Pero el tintineo de la puerta me da un mal presentimiento: una mujer con un niño de unos cinco años entran al bar. Piden helado, se sientan y ella saca un celular que se pone a mirar abstraída. El niño deja su cucurucho a la mitad y empieza a dar voces de un aburrimiento que es apenas silenciado por un camioncito que la madre saca de la cartera. No puedo evitar notar como lo hace andar por distintas superficies a su alrededor, porque son siempre zonas rugosas: una chapa acanalada del piso, un lateral pinchudo del mostrador. Pasa las ruedas como si rayara queso parmesano, generando un sonido parecido al de una sierra o un taladro. Hago un suspiro prolongado, pero la reacción de la madre es nula, ni siquiera alza los ojos de su teléfono. El niño golpea su camión como si este “chocara” con otro vehículo. Una, dos, tres veces, empiezo a pensar si iniciar una acción más contundente, cuando se tropieza y comienza a llorar  a voz en cuello. La madre también grita, lo llama, preguntándole qué le pasó. Miro insistentemente en su dirección y en la del mozo colombiano pero mis súplicas no son registradas, es evidente que ella considera que esto es normal, un día en su vida, justificado todo malestar provocado en su entorno, con la tautológica frase: “Es un chico”
 
¿Por qué insisto con los bares? Quizás más que aire fresco, voy tras un mito. Muchos escritores usaban bares para escribir, como oficinas públicas. Los mozos los respetaban, el entorno los admiraba, bares que quedaban marcados por sus presencias, hasta el punto de que, muertos estos escritores, han construido esculturas que los reemplazan. En Lisboa hay una con Fernando Pessoa sentado en una mesita de bronce gesticulando con una mano estirada, como si estuviera en medio de una disertación. En Buenos Aires está La biela, donde hay una escultura de Jorge Luis Borges y Adolfo Bioy Casares, célebres habitúes. Quizás alguna vez escribieran allí, no Borges pero sí Bioy.

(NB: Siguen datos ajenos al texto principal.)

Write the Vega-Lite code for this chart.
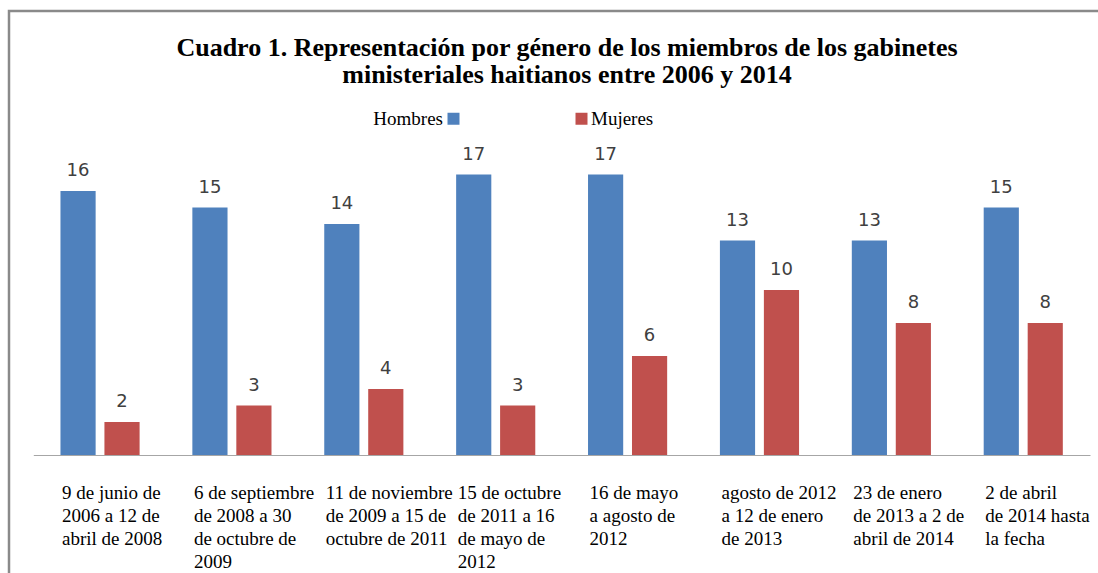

La escultura Borges está en esa pose que solía adquirir para conversar, con ambas manos apoyadas en su bastón como un sostén que lo conectaba con vaya a saber qué, para luego lanzar sus ideas al mundo. La de Bioy sonríe con un libro en la mano y un lápiz en la otra, como si escribiera y leyera en simultáneo. Algo, por otra parte, muy difícil de hacer.
 
Hace poco echaron a dos chicas por darse un beso en ese mismo bar. ¿Dónde escriben las mujeres? Virginia Woolf hablaba de la necesidad de un cuarto propio, un lugar donde poner el imaginario a girar. Una espacio alejado, sin padres, sin hijos, sin amantes, sin los quehaceres de la casa, la cotidianidad, un lugar autónomo, independiente y propio. Hoy las mujeres vivimos solas, trabajamos, convivimos con quien queramos y podemos conseguirnos la comida caliente. Pero seguimos necesitando ese lugar donde se desate la invención y ocurra la escritura. Virginia Woolf hablaba de cuarto propio. ¿Pero lo que necesito hoy es un cuarto? ¿Qué ocurriría si en vez de una habitación fuera un bar? ¿Por qué ocultarnos en nuestros casas?
 
No imagino un busto o una escultura de una mujer escribiendo en la cocina, luego de que sus hijos se hayan dormido.
 
Los antepasados directos de los actuales bares son las “thermopolias” y “cauponae” romanas. Las thermopolias, vendían bebidas y comida para consumir in situ o para llevar. Las cuponae en cambio tenían un lugar colectivo para pernoctar, además de ofrecer comida y bebidas, que tenían en mostradores que hacían las veces de barras. En ellos se ponía brasa para mantener los recipientes con comida caliente y también se servía vino aromatizado y cerveza. Bar viene de barra. De estas barras.
 
Mantener el fuego encendido. Un lugar donde haya algo siempre este ardiendo.
 
Cuando salgo de Luciano´s, corre un viento fuerte, las ráfagas levantan papeles del piso y sueltan las hojas de los árboles que estaban casi por caerse. Los niños pasan riendo con sus guardapolvos, la gente apura el paso temiendo una tormenta, caen hojas como si nevara y los porteros luchan como en un videojuego, locos con sus escobillones en mano tratando de dominar las veredas. No habría visto esto si hubiera quedado en mi casa.
 
De noche, en pijama y medianamente como al principio, retomo mi texto. La notebook titula como una llama.